** RECORDS SUPPLIED **
• • • •

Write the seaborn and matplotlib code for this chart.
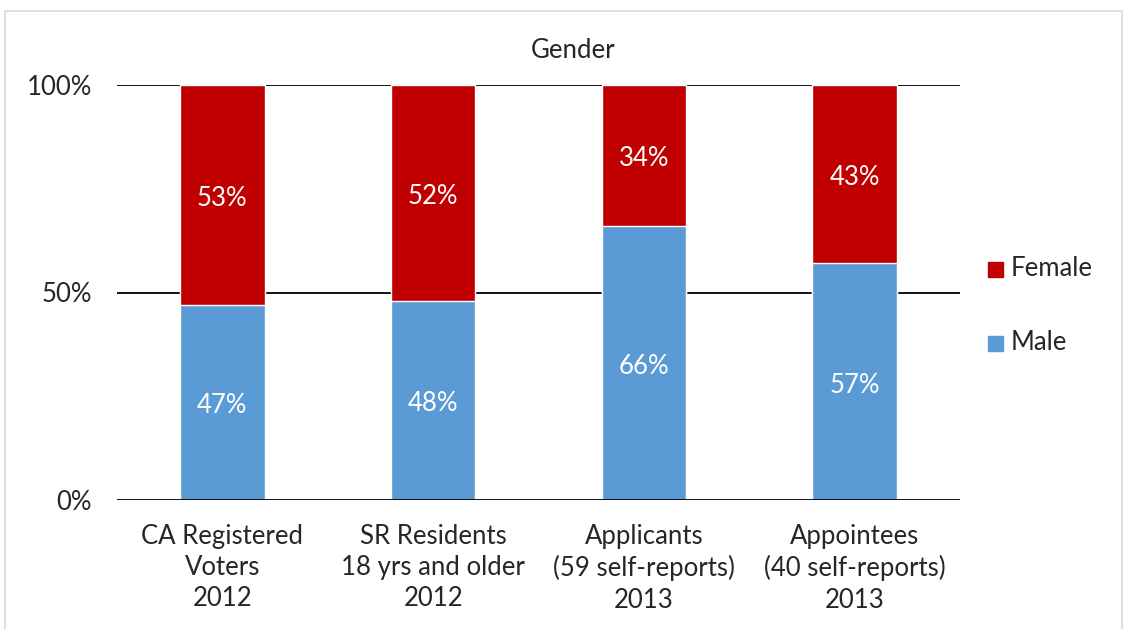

• • • •

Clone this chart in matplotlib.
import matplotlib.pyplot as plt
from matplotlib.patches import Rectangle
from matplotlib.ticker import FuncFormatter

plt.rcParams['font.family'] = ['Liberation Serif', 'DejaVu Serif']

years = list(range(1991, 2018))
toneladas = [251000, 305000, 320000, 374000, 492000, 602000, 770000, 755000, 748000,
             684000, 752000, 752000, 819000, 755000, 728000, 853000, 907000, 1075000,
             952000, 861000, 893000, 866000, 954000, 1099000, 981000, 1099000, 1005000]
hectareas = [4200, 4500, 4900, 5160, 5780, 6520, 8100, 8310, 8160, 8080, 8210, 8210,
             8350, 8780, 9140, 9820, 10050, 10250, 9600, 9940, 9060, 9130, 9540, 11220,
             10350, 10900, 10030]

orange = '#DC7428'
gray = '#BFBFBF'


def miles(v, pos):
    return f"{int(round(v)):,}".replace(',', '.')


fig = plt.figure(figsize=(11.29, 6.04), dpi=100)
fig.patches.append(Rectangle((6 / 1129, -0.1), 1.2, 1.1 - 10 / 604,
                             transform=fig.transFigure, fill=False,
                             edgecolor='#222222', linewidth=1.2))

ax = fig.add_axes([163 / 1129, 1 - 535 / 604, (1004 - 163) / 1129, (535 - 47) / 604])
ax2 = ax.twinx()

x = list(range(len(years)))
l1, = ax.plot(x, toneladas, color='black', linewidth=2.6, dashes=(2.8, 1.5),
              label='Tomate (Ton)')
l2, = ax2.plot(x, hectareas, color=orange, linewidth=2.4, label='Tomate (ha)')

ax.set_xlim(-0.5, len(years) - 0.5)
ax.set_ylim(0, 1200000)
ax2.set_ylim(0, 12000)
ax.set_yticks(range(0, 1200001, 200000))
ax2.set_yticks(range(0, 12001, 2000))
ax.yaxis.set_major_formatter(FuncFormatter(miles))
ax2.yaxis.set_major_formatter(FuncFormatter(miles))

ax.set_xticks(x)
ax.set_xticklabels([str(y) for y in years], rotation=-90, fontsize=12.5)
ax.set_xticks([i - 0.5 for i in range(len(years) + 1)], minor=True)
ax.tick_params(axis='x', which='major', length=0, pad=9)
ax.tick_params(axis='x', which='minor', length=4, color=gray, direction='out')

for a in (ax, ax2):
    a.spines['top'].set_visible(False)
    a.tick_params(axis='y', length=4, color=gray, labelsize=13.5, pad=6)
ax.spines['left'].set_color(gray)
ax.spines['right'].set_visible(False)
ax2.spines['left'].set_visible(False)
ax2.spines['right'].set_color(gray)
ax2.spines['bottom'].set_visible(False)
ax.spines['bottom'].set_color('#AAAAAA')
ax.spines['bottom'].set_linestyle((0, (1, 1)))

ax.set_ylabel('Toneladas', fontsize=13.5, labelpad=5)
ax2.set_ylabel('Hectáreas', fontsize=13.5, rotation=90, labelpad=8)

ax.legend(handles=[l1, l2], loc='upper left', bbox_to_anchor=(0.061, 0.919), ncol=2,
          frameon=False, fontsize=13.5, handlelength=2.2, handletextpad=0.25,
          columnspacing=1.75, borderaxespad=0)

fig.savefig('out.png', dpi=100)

• • • •

Gather each line from the listing above that holds "chart".

** RESULT FOR THIS EXERCISE **
Write the seaborn and matplotlib code for this chart.
Clone this chart in matplotlib.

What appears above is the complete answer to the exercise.